И… я невольно отступил, когда навстречу мне вышла маленькая старушка с нарумяненным, сморщенным, как печеное яблоко, лицом, в ажурных чулках, в стареньком капоте, с претензиями на кокетство, с завитыми крашеными волосами.

– Неужели эта?

Она была так жалка со своей «убогой роскошью наряда и поддельною краской ланит». Седые волосы и желтые обтянутые щеки не произвели бы такого впечатления.

Зачем все это?

Рядом с ней стоял высокий, здоровый, плотный, красивый – как бывает красиво сильное животное – ее сожитель, ссыльнопоселенец Богданов.

Становилось все ясно…

И эти пунцовые румяна, которые должны играть, как свежий румянец молодости.

Мы познакомились.

Блювштейн попросила меня сесть. Нам подали чай и бисквиты.

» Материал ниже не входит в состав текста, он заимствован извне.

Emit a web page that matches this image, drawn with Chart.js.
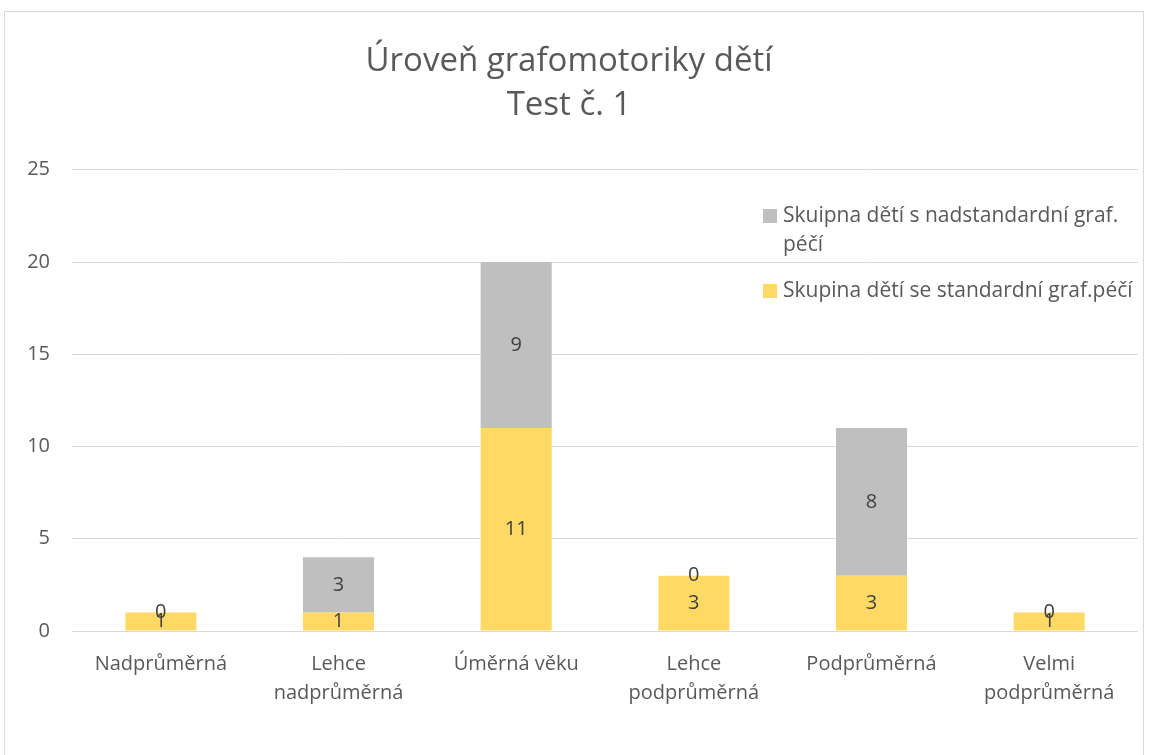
<!DOCTYPE html>
<html>
<head>
<meta charset="utf-8">
<script src="https://cdn.jsdelivr.net/npm/chart.js@4.4.1/dist/chart.umd.min.js"></script>
<style>
  html, body { margin:0; padding:0; background:#fff; }
  #frame {
    position:absolute; left:4px; top:11px;
    width:1140px; height:760px;
    border:1px solid #d9d9d9;
    box-sizing:border-box;
  }
  #wrap { position:absolute; left:0; top:0; width:1149px; height:755px; }
</style>
</head>
<body>
<div id="frame"></div>
<div id="wrap"><canvas id="gChart"></canvas></div>
<script>
/* =========================================================
   DATA
========================================================= */

const categories = [
  "Nadprůměrná",
  ["Lehce", "nadprůměrná"],
  "Úměrná věku",
  ["Lehce", "podprůměrná"],
  "Podprůměrná",
  ["Velmi", "podprůměrná"]
];

const standardGroup = [1, 1, 11, 3, 3, 1];

const aboveStandardGroup = [0, 3, 9, 0, 8, 0];

const seriesLabels = [
  ["Skupina dětí se standardní graf.péčí"],
  ["Skuipna dětí s nadstandardní graf.", "péčí"]
];

const titleLines = ["Úroveň grafomotoriky dětí", "Test č. 1"];

const yTicks = [0, 5, 10, 15, 20, 25];

/* =========================================================
   STYLE
========================================================= */

const FONT = "'Open Sans', sans-serif";
const TEXT = "#595959";

/* =========================================================
   PLUGINS
========================================================= */

const valueLabels = {
  id:"valueLabels",
  afterDatasetsDraw(chart){
    const c = chart.ctx;
    c.save();
    c.font = "20px " + FONT;
    c.fillStyle = "#404040";
    c.textAlign = "center";
    c.textBaseline = "middle";
    chart.data.datasets.forEach((ds, i) => {
      const meta = chart.getDatasetMeta(i);
      meta.data.forEach((bar, j) => {
        const mid = (bar.y + bar.base) / 2;
        c.fillText(String(ds.data[j]), bar.x, mid);
      });
    });
    c.restore();
  }
};

const sideLegend = {
  id:"sideLegend",
  afterDraw(chart){
    const c = chart.ctx;
    c.save();
    c.font = "21px " + FONT;
    c.textBaseline = "middle";
    c.textAlign = "left";
    let y = 216;
    const ds = chart.data.datasets.slice().reverse();
    ds.forEach(d => {
      c.fillStyle = d.backgroundColor;
      c.fillRect(763, y - 7, 14, 14);
      c.fillStyle = TEXT;
      d.legendLines.forEach(line => {
        c.fillText(line, 783, y);
        y += 29;
      });
      y += 17;
    });
    c.restore();
  }
};

/* =========================================================
   CHART
========================================================= */

const ctx =
  document
    .getElementById("gChart")
    .getContext("2d");

new Chart(ctx, {

  type:"bar",

  data:{
    labels:categories,
    datasets:[
      {
        label:seriesLabels[0].join(" "),
        legendLines:seriesLabels[0],
        data:standardGroup,
        backgroundColor:"#ffd966"
      },
      {
        label:seriesLabels[1].join(" "),
        legendLines:seriesLabels[1],
        data:aboveStandardGroup,
        backgroundColor:"#bfbfbf"
      }
    ]
  },

  options:{
    responsive:true,
    maintainAspectRatio:false,
    animation:false,
    categoryPercentage:1,
    barPercentage:0.4,
    layout:{
      padding:{ left:0, right:11, top:0, bottom:0 }
    },
    plugins:{
      legend:{ display:false },
      tooltip:{ enabled:false },
      title:{
        display:true,
        text:titleLines,
        color:TEXT,
        font:{ family:FONT, size:33, weight:"normal", lineHeight:1.33 },
        padding:{ top:40, bottom:42 }
      }
    },
    scales:{
      x:{
        stacked:true,
        grid:{ display:false },
        border:{ display:false },
        afterFit(scale){ scale.height = 124; },
        ticks:{
          color:TEXT,
          padding:11,
          maxRotation:0,
          autoSkip:false,
          font:{ family:FONT, size:20, lineHeight:1.45 }
        }
      },
      y:{
        stacked:true,
        min:0,
        max:25,
        afterFit(scale){ scale.width = 72; },
        afterBuildTicks(scale){
          scale.ticks = yTicks.map(v => ({ value:v }));
        },
        border:{ display:false },
        grid:{
          color:"#d9d9d9",
          drawTicks:false
        },
        ticks:{
          color:TEXT,
          padding:22,
          font:{ family:FONT, size:20 }
        }
      }
    }
  },

  plugins:[valueLabels, sideLegend]

});
</script>
</body>
</html>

Сколько ей теперь лет, я не берусь определить. Мне никогда не приходилось видеть женщин, у которых над головой свистели пули, женщин, которых секли. Трудно судить по лицу, сколько лет человеку, пережившему такие минуты!

Она говорит, что ей тридцать пять лет, но какая же она была бы пятидесятилетняя женщина, если бы не говорила, что ей тридцать пять.

На Сахалине про нее ходит масса легенд. Упорно держится мнение, что это вовсе не Золотая Ручка. Что это сменщица, подставное лицо, которое отбывает наказание, в то время как настоящая Золотая Ручка продолжает свою неуловимую деятельность в России.